- [Goal of the exercise]
Your task is to retype each line of the data below exactly.

- [Data]
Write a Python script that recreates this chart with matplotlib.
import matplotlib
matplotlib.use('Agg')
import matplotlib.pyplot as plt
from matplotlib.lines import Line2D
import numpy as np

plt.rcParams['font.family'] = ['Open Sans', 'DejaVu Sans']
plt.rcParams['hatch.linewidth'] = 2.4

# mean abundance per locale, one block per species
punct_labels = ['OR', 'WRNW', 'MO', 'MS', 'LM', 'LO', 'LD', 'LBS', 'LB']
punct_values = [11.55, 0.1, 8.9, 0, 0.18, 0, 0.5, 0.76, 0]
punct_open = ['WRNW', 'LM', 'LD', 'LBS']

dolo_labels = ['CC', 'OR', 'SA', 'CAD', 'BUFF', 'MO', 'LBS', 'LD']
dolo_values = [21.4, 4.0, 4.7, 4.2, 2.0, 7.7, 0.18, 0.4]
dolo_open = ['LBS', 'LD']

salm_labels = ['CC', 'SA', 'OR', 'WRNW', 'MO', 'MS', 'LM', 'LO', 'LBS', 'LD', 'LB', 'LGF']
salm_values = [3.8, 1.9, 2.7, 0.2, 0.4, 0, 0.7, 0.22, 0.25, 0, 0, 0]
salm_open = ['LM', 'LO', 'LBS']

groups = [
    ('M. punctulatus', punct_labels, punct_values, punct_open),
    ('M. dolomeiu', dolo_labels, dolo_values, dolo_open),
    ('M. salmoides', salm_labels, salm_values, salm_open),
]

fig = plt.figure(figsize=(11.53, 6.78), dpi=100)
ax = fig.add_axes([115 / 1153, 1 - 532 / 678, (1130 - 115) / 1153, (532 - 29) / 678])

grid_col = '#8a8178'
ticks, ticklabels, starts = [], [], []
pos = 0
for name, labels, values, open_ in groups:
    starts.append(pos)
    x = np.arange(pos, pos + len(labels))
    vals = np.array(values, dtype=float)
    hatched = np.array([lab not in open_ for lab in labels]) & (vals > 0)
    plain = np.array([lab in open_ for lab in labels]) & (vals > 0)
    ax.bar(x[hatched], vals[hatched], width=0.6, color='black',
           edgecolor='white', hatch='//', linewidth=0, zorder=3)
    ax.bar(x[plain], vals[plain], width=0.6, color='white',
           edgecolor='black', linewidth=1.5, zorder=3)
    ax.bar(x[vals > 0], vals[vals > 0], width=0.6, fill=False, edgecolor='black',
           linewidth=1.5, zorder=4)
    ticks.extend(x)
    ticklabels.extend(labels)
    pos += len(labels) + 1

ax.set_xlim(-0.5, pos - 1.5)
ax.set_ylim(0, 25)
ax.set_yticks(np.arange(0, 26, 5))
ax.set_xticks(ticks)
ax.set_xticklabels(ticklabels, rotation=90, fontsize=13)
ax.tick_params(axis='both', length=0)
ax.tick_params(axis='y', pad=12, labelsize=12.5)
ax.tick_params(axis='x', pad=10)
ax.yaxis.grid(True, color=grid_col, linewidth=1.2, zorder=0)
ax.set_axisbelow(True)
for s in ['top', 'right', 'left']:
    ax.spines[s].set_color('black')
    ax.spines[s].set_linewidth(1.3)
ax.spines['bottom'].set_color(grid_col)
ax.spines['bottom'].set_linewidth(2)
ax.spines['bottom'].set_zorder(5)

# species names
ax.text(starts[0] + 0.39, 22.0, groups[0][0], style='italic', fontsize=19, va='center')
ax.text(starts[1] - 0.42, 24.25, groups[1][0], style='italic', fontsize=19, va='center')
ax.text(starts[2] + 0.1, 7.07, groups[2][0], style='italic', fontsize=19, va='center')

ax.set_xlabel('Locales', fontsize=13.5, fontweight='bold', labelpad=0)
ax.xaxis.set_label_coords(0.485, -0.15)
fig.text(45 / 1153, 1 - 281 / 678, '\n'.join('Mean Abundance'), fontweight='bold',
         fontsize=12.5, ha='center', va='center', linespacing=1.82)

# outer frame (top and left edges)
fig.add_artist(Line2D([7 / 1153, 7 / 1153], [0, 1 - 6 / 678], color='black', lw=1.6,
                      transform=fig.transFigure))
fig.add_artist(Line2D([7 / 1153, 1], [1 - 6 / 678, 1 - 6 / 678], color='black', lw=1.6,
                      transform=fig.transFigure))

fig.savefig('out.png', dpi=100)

- [Output for this task]
Write a Python script that recreates this chart with matplotlib.
import matplotlib
matplotlib.use('Agg')
import matplotlib.pyplot as plt
from matplotlib.lines import Line2D
import numpy as np

plt.rcParams['font.family'] = ['Open Sans', 'DejaVu Sans']
plt.rcParams['hatch.linewidth'] = 2.4

# mean abundance per locale, one block per species
punct_labels = ['OR', 'WRNW', 'MO', 'MS', 'LM', 'LO', 'LD', 'LBS', 'LB']
punct_values = [11.55, 0.1, 8.9, 0, 0.18, 0, 0.5, 0.76, 0]
punct_open = ['WRNW', 'LM', 'LD', 'LBS']

dolo_labels = ['CC', 'OR', 'SA', 'CAD', 'BUFF', 'MO', 'LBS', 'LD']
dolo_values = [21.4, 4.0, 4.7, 4.2, 2.0, 7.7, 0.18, 0.4]
dolo_open = ['LBS', 'LD']

salm_labels = ['CC', 'SA', 'OR', 'WRNW', 'MO', 'MS', 'LM', 'LO', 'LBS', 'LD', 'LB', 'LGF']
salm_values = [3.8, 1.9, 2.7, 0.2, 0.4, 0, 0.7, 0.22, 0.25, 0, 0, 0]
salm_open = ['LM', 'LO', 'LBS']

groups = [
    ('M. punctulatus', punct_labels, punct_values, punct_open),
    ('M. dolomeiu', dolo_labels, dolo_values, dolo_open),
    ('M. salmoides', salm_labels, salm_values, salm_open),
]

fig = plt.figure(figsize=(11.53, 6.78), dpi=100)
ax = fig.add_axes([115 / 1153, 1 - 532 / 678, (1130 - 115) / 1153, (532 - 29) / 678])

grid_col = '#8a8178'
ticks, ticklabels, starts = [], [], []
pos = 0
for name, labels, values, open_ in groups:
    starts.append(pos)
    x = np.arange(pos, pos + len(labels))
    vals = np.array(values, dtype=float)
    hatched = np.array([lab not in open_ for lab in labels]) & (vals > 0)
    plain = np.array([lab in open_ for lab in labels]) & (vals > 0)
    ax.bar(x[hatched], vals[hatched], width=0.6, color='black',
           edgecolor='white', hatch='//', linewidth=0, zorder=3)
    ax.bar(x[plain], vals[plain], width=0.6, color='white',
           edgecolor='black', linewidth=1.5, zorder=3)
    ax.bar(x[vals > 0], vals[vals > 0], width=0.6, fill=False, edgecolor='black',
           linewidth=1.5, zorder=4)
    ticks.extend(x)
    ticklabels.extend(labels)
    pos += len(labels) + 1

ax.set_xlim(-0.5, pos - 1.5)
ax.set_ylim(0, 25)
ax.set_yticks(np.arange(0, 26, 5))
ax.set_xticks(ticks)
ax.set_xticklabels(ticklabels, rotation=90, fontsize=13)
ax.tick_params(axis='both', length=0)
ax.tick_params(axis='y', pad=12, labelsize=12.5)
ax.tick_params(axis='x', pad=10)
ax.yaxis.grid(True, color=grid_col, linewidth=1.2, zorder=0)
ax.set_axisbelow(True)
for s in ['top', 'right', 'left']:
    ax.spines[s].set_color('black')
    ax.spines[s].set_linewidth(1.3)
ax.spines['bottom'].set_color(grid_col)
ax.spines['bottom'].set_linewidth(2)
ax.spines['bottom'].set_zorder(5)

# species names
ax.text(starts[0] + 0.39, 22.0, groups[0][0], style='italic', fontsize=19, va='center')
ax.text(starts[1] - 0.42, 24.25, groups[1][0], style='italic', fontsize=19, va='center')
ax.text(starts[2] + 0.1, 7.07, groups[2][0], style='italic', fontsize=19, va='center')

ax.set_xlabel('Locales', fontsize=13.5, fontweight='bold', labelpad=0)
ax.xaxis.set_label_coords(0.485, -0.15)
fig.text(45 / 1153, 1 - 281 / 678, '\n'.join('Mean Abundance'), fontweight='bold',
         fontsize=12.5, ha='center', va='center', linespacing=1.82)

# outer frame (top and left edges)
fig.add_artist(Line2D([7 / 1153, 7 / 1153], [0, 1 - 6 / 678], color='black', lw=1.6,
                      transform=fig.transFigure))
fig.add_artist(Line2D([7 / 1153, 1], [1 - 6 / 678, 1 - 6 / 678], color='black', lw=1.6,
                      transform=fig.transFigure))

fig.savefig('out.png', dpi=100)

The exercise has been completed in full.